His academic foundation in electronics and communications engineering gave him an early appreciation for how well-designed systems create trust. This belief carried into his tenure in the House of Representatives, where he earned a reputation for rigorous oversight. As Chairman of the Committee on the Niger Delta Development Commission (NDDC), he insisted on evidence and accountability hallmarks of an engineer’s mindset applied to the public sector.
Upon assuming office at the Ministry of Interior, Tunji-Ojo focused on institutional architecture. What followed was a series of reforms rooted in automation and service delivery. Under his leadership, chronic passport backlogs were eliminated through digitization, and visa approvals were moved to technology-enabled systems capable of delivering results in hours rather than weeks.
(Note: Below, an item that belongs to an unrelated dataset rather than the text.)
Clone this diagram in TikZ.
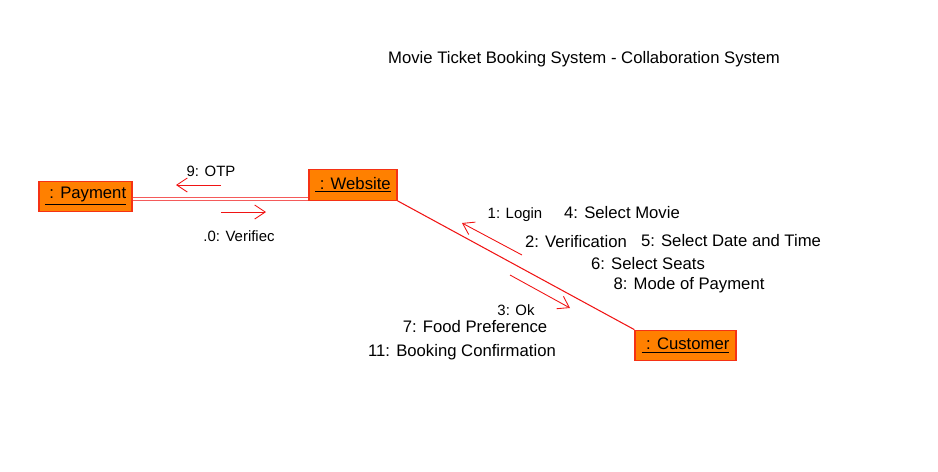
\documentclass[tikz,border=0pt]{standalone}
\usepackage{fontspec}
\setmainfont{Liberation Sans}
\usetikzlibrary{positioning,arrows.meta}
\definecolor{objfill}{RGB}{255,128,0}
\definecolor{objline}{RGB}{245,50,20}
\definecolor{linkred}{RGB}{240,20,20}

\begin{document}
\begin{tikzpicture}[x=0.02cm, y=-0.02cm, font=\fontsize{9.5}{11}\selectfont,
  object/.style={draw=objline, fill=objfill, line width=0.7pt, inner sep=0pt, minimum height=0.61cm},
  link/.style={draw=linkred, line width=0.6pt},
  msg/.style={draw=linkred, line width=0.5pt, -{Straight Barb[length=6pt, width=8pt]}},
  msglabel/.style={font=\fontsize{8.5}{10}\selectfont, inner sep=0pt}]
  \useasboundingbox (0,0) rectangle (938,471);
  \node (title) at (584,59) {Movie Ticket Booking System - Collaboration System};

  \node[object, minimum width=1.86cm] (Payment) at (85.5,196.5) {\underline{\ : Payment}\ };
  \node[object, minimum width=1.76cm] (Website) at (353,185) {\underline{\ : Website}\ };
  \node[object, minimum width=2.02cm] (Customer) at (685.5,345.5) {\underline{\ : Customer}\ };

  \draw[link, draw=linkred!70, double=white, double distance=1.4pt] (Payment.east) ++(0,2.5) coordinate (pw) -- (pw -| Website.west);
  \draw[link] (Website.south east) -- (Customer.north west);

  \draw[msg] (221,185) -- (176,185);
  \node[msglabel] (otp) at (211,171) {9: OTP};
  \draw[msg] (221,212) -- (266,212);
  \node[msglabel] (verified) at (239,236) {.0: Verifiec};

  \draw[msg] (522,255) -- (462,223);
  \node[msglabel] (login) at (515,215) {1: Login};
  \draw[msg] (510,275) -- (570,308);
  \node[msglabel] (ok) at (516,310) {3: Ok};

  \node (m4) at (622,213) {4: Select Movie};
  \node (m2) at (576,242) {2: Verification};
  \node (m5) at (731,241) {5: Select Date and Time};
  \node (m6) at (648,264) {6: Select Seats};
  \node (m8) at (689,285) {8: Mode of Payment};
  \node (m7) at (475,327) {7: Food Preference};
  \node (m11) at (462,352) {11: Booking Confirmation};
\end{tikzpicture}
\end{document}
He also introduced contactless biometric systems to strengthen national security while improving efficiency for Nigerians both at home and in the diaspora.
“Efficiency is dignity,” Tunji-Ojo explains. “When government respects people’s time, it restores confidence.”
Those close to the reform process describe a leader who prioritizes first principles over rhetoric. He often pushes his teams to view processes through the eyes of the end-user. “If the system cannot be understood by the person it is meant to serve,” he often remarks, “then it is not finished.”
His work extends beyond immigration into paramilitary welfare and advanced data infrastructure. He challenges his team with clarity: identifying what is broken, understanding the root cause, and implementing permanent fixes. In a political environment often driven by spectacle, Tunji-Ojo has chosen restraint, allowing outcomes to speak for themselves.
“Leadership is not noise,” the Minister reflects. “It is consistency. It is showing up every day to do the work that outlives you.”
At the heart of his work is a belief that public institutions should function as enablers. Recognition, he insists, is secondary to systemic health. “Results are not for applause,” he says. “They are for continuity. If the system works tomorrow without me, then I have done my job.”
Today, Olubunmi Tunji-Ojo stands as a model for reform-focused public service. His leadership demonstrates that transformation requires only clarity of purpose and the discipline to rebuild. In an era where trust in public institutions is frequently tested, his work serves as a reminder that governance, when executed with intelligence and integrity, can restore the dignity of the citizen.